Blossom Possum and the Christmas Quacker is a fun picture book filled with Australian animals who all have different suggestions about how to help Blossom Possum wake Koala Claws. The story does not always have an even rhythm, or pure rhyme. But the rhyme exists within the sentence structure; the rhythm is exposed as the story builds with lovely intermingling of rhyme, prose and repeated verse:

But Koala Claws wasn’t stirring,
he stayed sleeping like a log.
Stuck in the Land of Nod was he.
So who would do his job?

As the story develops and animal names are added, a wonderful tongue twister is created. Echo Gecko, Neville-the-Devil, Good Luck Wood Duck and many more – try saying them fast.

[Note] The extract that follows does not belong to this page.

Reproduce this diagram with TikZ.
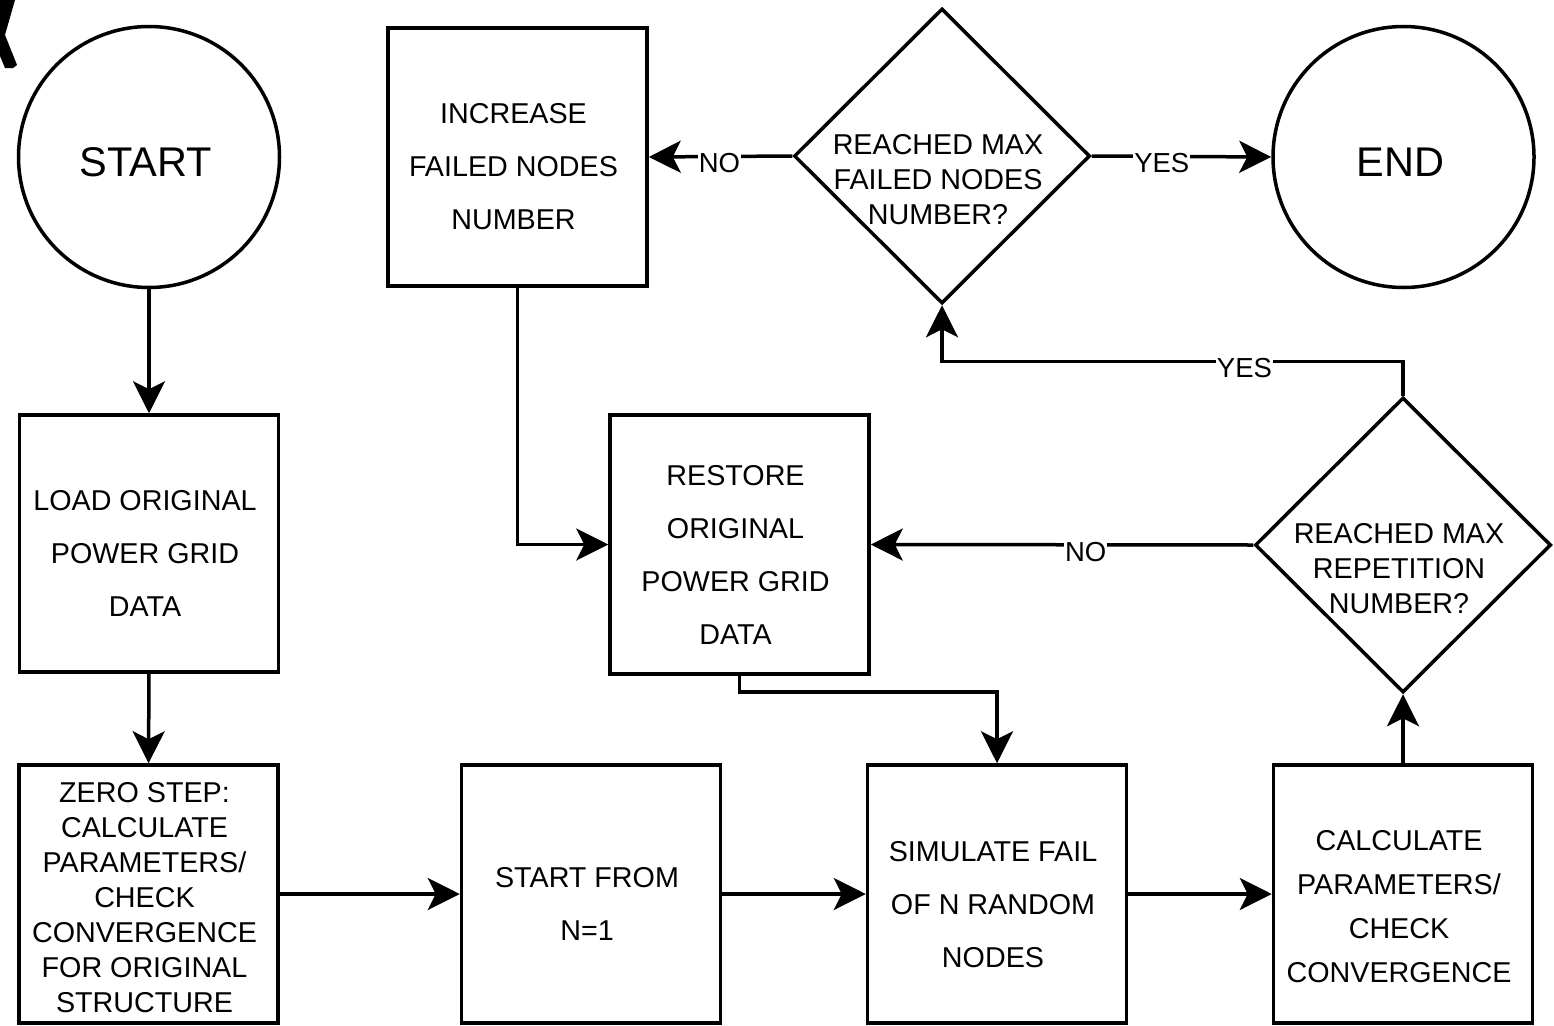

The language is very much Australian. They 'set off down the track, round the back of the beyond and go past the black stump'. And the story plays out in an Australian setting too. The soft watercolour illustrations bring the gum trees to life, making the landscape very much a part of the story. They show the procession of animals getting longer and longer, stretching across the page and emphasising the vastness of the country around them. Then on alternating pages, the pictures draw closer to very busy animals in a group.

I especially love the image of the animals on their way back, their silhouettes throwing purple shadows, as the trees on the distant hills do, emphasising the passing of time. This is echoed also at the end with Claws and his reinroos silhouetted in the sky as Santa Claus is often depicted at the end of Christmas stories.

This is a Christmas story with a difference, very Australian and, with its balance of repetition and action, and its humour, it should catch the imagination of preschool aged children.